The California Supreme Court has ruled that individuals - such as bloggers - who use the Internet to distribute information from another source may not be held to account if the material is considered defamatory. This is a reversal of a previous lower court decision. The ruling supports federal law that clears individuals of liability if they transmit, but are not the source of, defamatory information. It expands protections the law gives to Internet service providers to include bloggers and activist Web sites.
'We acknowledge that recognizing broad immunity for defamatory republication on the Internet has some troubling consequences,' California's high court justices said in their opinion. 'Until Congress chooses to revise the settled law in this area, however, plaintiffs who contend they were defamed in an Internet posting may only seek recovery from the original source of the statement,' the decision stated.

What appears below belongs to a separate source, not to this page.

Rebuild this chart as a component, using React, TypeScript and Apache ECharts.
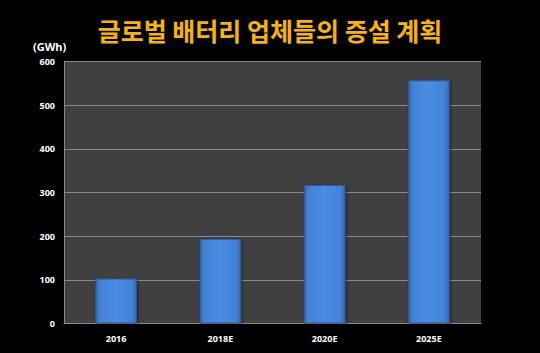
import React, { useEffect, useRef } from "react";
import * as echarts from "echarts";

const categories = ["2016", "2018E", "2020E", "2025E"];
const values = [103, 194, 317, 557];
const titleText = "글로벌 배터리 업체들의 증설 계획";
const unitText = "(GWh)";

export default function App() {
  const ref = useRef<HTMLDivElement>(null);
  useEffect(() => {
    document.body.style.margin = "0";
    document.body.style.background = "#000";
    const chart = echarts.init(ref.current!, null, { renderer: "svg" });
    const barColor = new echarts.graphic.LinearGradient(0, 0, 1, 0, [
      { offset: 0, color: "#3466ad" },
      { offset: 0.1, color: "#4282d6" },
      { offset: 0.5, color: "#4a8de2" },
      { offset: 0.9, color: "#4282d6" },
      { offset: 1, color: "#3466ad" },
    ]);
    chart.setOption({
      animation: false,
      backgroundColor: "#000000",
      title: {
        text: titleText,
        left: "center",
        top: 12,
        textStyle: {
          color: "#f7b500",
          fontSize: 25,
          fontWeight: "bold",
          fontFamily: "'Noto Sans CJK KR', sans-serif",
        },
      },
      graphic: [
        {
          type: "text",
          left: 33,
          top: 41,
          style: {
            text: unitText,
            fill: "#ffffff",
            font: "bold 11px 'Noto Sans', sans-serif",
          },
        },
      ],
      grid: {
        left: 64,
        right: 59,
        top: 61.5,
        bottom: 29.5,
        show: true,
        backgroundColor: "#404040",
        borderWidth: 0,
      },
      xAxis: {
        type: "category",
        data: categories,
        axisLine: { show: true, lineStyle: { color: "#8a8a8a", width: 1 } },
        axisTick: { show: false },
        axisLabel: {
          color: "#ffffff",
          fontSize: 9,
          fontWeight: "bold",
          fontFamily: "'Noto Sans', sans-serif",
          margin: 10,
        },
      },
      yAxis: {
        type: "value",
        min: 0,
        max: 600,
        interval: 100,
        axisLine: { show: true, lineStyle: { color: "#8a8a8a", width: 1 } },
        axisTick: { show: false },
        splitLine: { show: true, lineStyle: { color: "#8a8a8a", width: 1 } },
        axisLabel: {
          color: "#ffffff",
          fontSize: 9,
          fontWeight: "bold",
          fontFamily: "'Noto Sans', sans-serif",
          margin: 9,
        },
      },
      series: [
        {
          type: "bar",
          data: values,
          barWidth: "40%",
          itemStyle: {
            color: barColor,
            borderColor: "#2d5a96",
            borderWidth: 1,
            shadowColor: "rgba(0,0,0,0.5)",
            shadowBlur: 3,
            shadowOffsetX: 1,
            shadowOffsetY: 1,
          },
        },
      ],
    });
    return () => chart.dispose();
  }, []);
  return (
    <div
      ref={ref}
      style={{ position: "fixed", left: 0, top: 0, width: 540, height: 353 }}
    />
  );
}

The opinion, written by Associate Justice Carol Corrigan, addressed a lawsuit by two doctors who claimed defendant Ilena Rosenthal and others distributed emails and Internet postings that republished statements the doctors said impugned their character and competence. Rosenthal, who operates a San Diego-based Web site known as the Humantics Foundation, had countered that her statements were protected speech and immune under the Communications Decency Act of 1996. It holds that: 'No provider or user of an interactive computer service shall be treated as the publisher or speaker of any information provided by another information content provider.'
A California appeals court had ruled that Internet service providers and users could be held liable if they republish a statement if it is known to be defamatory.